Software development often focuses on solving immediate logic puzzles.
A developer writes a function to process a form or a script to automate a task. These pieces of code usually run on a single computer and work perfectly when tested by one person. However, a major problem arises when that same software becomes popular.
A system that performs flawlessly for ten users will often crash immediately when ten thousand users try to access it at the same time.
This failure happens because the architecture designed for a small scale cannot handle the pressure of a large scale. The server runs out of memory. The database becomes too slow to respond.
The network connection gets clogged with data. These are not code errors in the traditional sense. They are architectural limitations.
Understanding how to prevent these failures is the core of system design. It is the process of defining the components, modules, and interfaces that allow a system to handle massive amounts of traffic and data reliability.
This skill is what differentiates an entry-level coder from a senior software architect. It requires a shift in thinking from “how do I write this loop” to “how does data flow through this network.”
This guide outlines a structured approach to solving any system design problem. It breaks down the overwhelming complexity of distributed systems into a logical series of steps.
By following this framework, anyone can learn to design software that is robust, scalable, and ready for the real world.
Step 1: Clarifying the Requirements
The most common mistake made in system design is rushing into the solution. It is tempting to immediately start choosing technologies or drawing diagrams. However, designing a system without strictly defining the goals is a recipe for failure.

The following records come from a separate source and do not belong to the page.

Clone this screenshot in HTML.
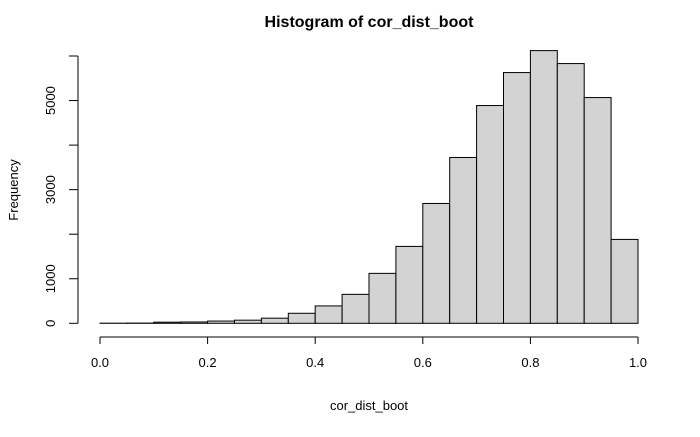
<!DOCTYPE html>
<html><head><meta charset="utf-8"><style>
html,body{margin:0;padding:0;background:#fff;}
svg text{font-family:"Liberation Sans",Arial,sans-serif;fill:#000;}
</style></head><body>
<svg id="chart" width="700" height="432" viewBox="0 0 700 432">
<text x="369" y="27" text-anchor="middle" font-size="16" font-weight="bold">Histogram of cor_dist_boot</text>
<text x="369" y="410" text-anchor="middle" font-size="13">cor_dist_boot</text>
<text x="18" y="190" text-anchor="middle" font-size="13" transform="rotate(-90 18 190)">Frequency</text>
<g id="bars"></g><g id="axes"></g>
</svg>
<script>
const binStarts=[0,0.05,0.1,0.15,0.2,0.25,0.3,0.35,0.4,0.45,0.5,0.55,0.6,0.65,0.7,0.75,0.8,0.85,0.9,0.95];
const counts=[3,5,25,30,50,70,115,225,390,650,1121,1726,2690,3722,4888,5628,6121,5830,5067,1883];
const xTicks=[0,0.2,0.4,0.6,0.8,1.0];
const xTickLabels=["0.0","0.2","0.4","0.6","0.8","1.0"];
const yTicks=[0,1000,2000,3000,4000,5000,6000];
const yTickLabels=["0","1000","","3000","","5000",""];
const binWidth=0.05;
const NS="http://www.w3.org/2000/svg";
const xs=v=>100+v*538;
const ys=v=>323.3-v*0.04455;
const bars=document.getElementById('bars'),axes=document.getElementById('axes');
function mk(tag,attrs,parent){const e=document.createElementNS(NS,tag);for(const k in attrs)e.setAttribute(k,attrs[k]);parent.appendChild(e);return e;}
binStarts.forEach((b,i)=>{
  const r=mk('rect',{x:xs(b),y:ys(counts[i]),width:xs(b+binWidth)-xs(b),height:ys(0)-ys(counts[i]),fill:'#d3d3d3',stroke:'#000','stroke-width':1},bars);
  
  
});
const xl=mk('line',{x1:xs(xTicks[0]),x2:xs(xTicks[xTicks.length-1]),y1:337,y2:337,stroke:'#000'},axes);


xTicks.forEach((t,i)=>{
  mk('line',{x1:xs(t),x2:xs(t),y1:337,y2:344,stroke:'#000'},axes);
  const tx=mk('text',{x:xs(t),y:367,'text-anchor':'middle','font-size':13},axes);
  tx.textContent=xTickLabels[i];
  
  
});
const yl=mk('line',{x1:78,x2:78,y1:ys(yTicks[0]),y2:ys(yTicks[yTicks.length-1]),stroke:'#000'},axes);


yTicks.forEach((t,i)=>{
  mk('line',{x1:69,x2:78,y1:ys(t),y2:ys(t),stroke:'#000'},axes);
  if(yTickLabels[i]){
    const y=ys(t);
    const tx=mk('text',{x:55,y:y,'text-anchor':'middle','font-size':13,transform:'rotate(-90 55 '+y+')'},axes);
    tx.textContent=yTickLabels[i];
    
    
  }
});
</script>
</body></html>
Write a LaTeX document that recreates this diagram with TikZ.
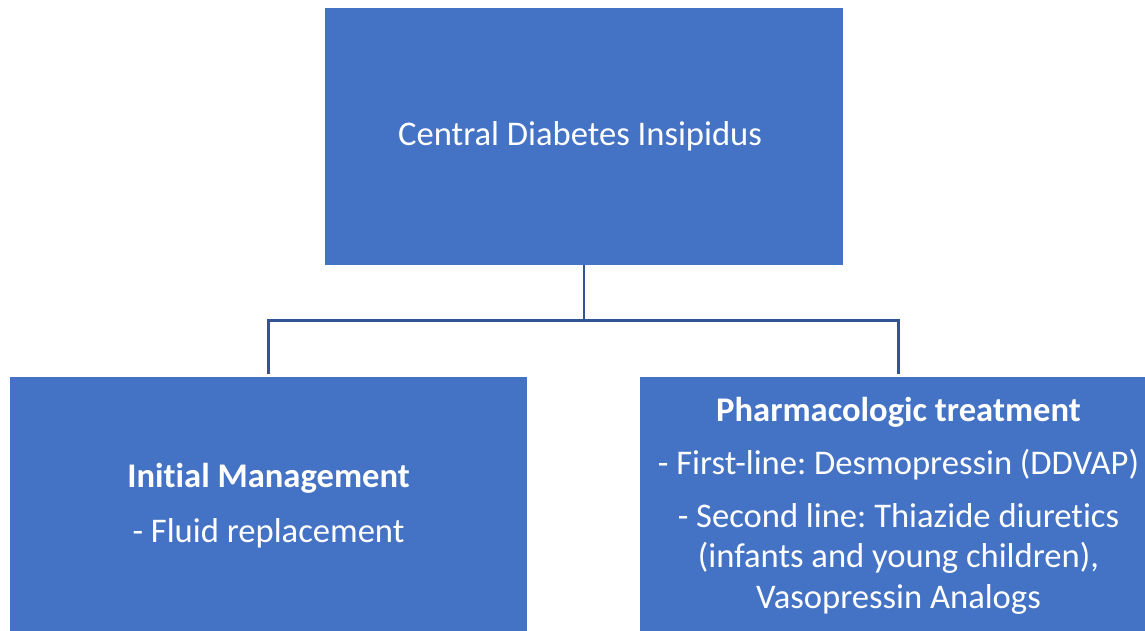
\documentclass[tikz,border=0pt]{standalone}
\usepackage{fontspec}
\setmainfont{Carlito}[Ligatures={NoCommon}]
\frenchspacing
\begin{document}
\begin{tikzpicture}[
    cdi_box/.style={shape=rectangle,fill=cdi_bgbox,text=white,align=center,inner sep=0pt,font=\fontsize{24.6}{28.8}\selectfont},
    cdi_link/.style={draw=cdi_line,line width=1.8pt}]
    \definecolor{cdi_bgbox}{RGB}{68,114,196}
    \definecolor{cdi_line}{RGB}{47,85,151}
    \useasboundingbox (0,0) rectangle (28.625,15.75);
    \node[cdi_box,minimum width=12.95cm,minimum height=6.425cm]  (cdi)     at (14.6,12.34)     { Central Diabetes Insipidus };
    \node[cdi_box,minimum width=12.925cm,minimum height=6.425cm] (initial) at (6.7125,3.1125)  { \textbf{Initial Management}\\[10pt]- Fluid replacement };
    \node[cdi_box,minimum width=12.925cm,minimum height=6.425cm] (pharma)  at (22.4625,3.1125) { \textbf{Pharmacologic treatment}\\[9pt]- First-line: Desmopressin (DDVAP)\\[9pt]- Second line: Thiazide diuretics\\(infants and young children),\\Vasopressin Analogs };
    \coordinate (split) at (14.6,7.7375);
    \draw[cdi_link] (cdi.south) -- (split);
    \draw[cdi_link] ([yshift=2pt]initial.north) |- (split) -| ([yshift=2pt]pharma.north);
\end{tikzpicture}
\end{document}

The first step must always be to define the boundaries of the problem.
We divide requirements into two distinct categories to ensure nothing is missed.
Functional Requirements
Functional requirements describe the specific behaviors of the system. These are the features that the user interacts with directly. They define what the system allows the user to do.
If we are designing a photo-sharing application, the functional requirements might include the ability for users to upload a photo, the ability to view a feed of photos from other users, and the ability to search for photos by a tag.
Listing these out ensures we know exactly what APIs or functions we need to build. It defines the scope of the project.
If we skip this, we might design a system that is technically impressive but fails to deliver the actual features the user needs. It is best to pick the top three or four most critical features and focus on those.
Non-Functional Requirements
Non-functional requirements are often more critical for the architecture than the features themselves. These describe the quality of the system. They do not describe what the system does, but rather how the system should perform under pressure.
Scalability is a key non-functional requirement. We must ask how many users we expect. Designing for one thousand users is very different from designing for one billion.
Latency is another critical factor. Latency refers to the time it takes for a request to travel from the client to the server and back. Some systems, like real-time video games, require very low latency. Others, like generating a monthly email report, can tolerate higher latency without bothering the user.
Consistency refers to data accuracy.
If a user writes data to the database, how quickly must that new data be available to everyone else?
For a banking system, consistency is mandatory.
For a social media like counter, slight delays are acceptable.
By defining these constraints early, we make informed choices about technology later in the process.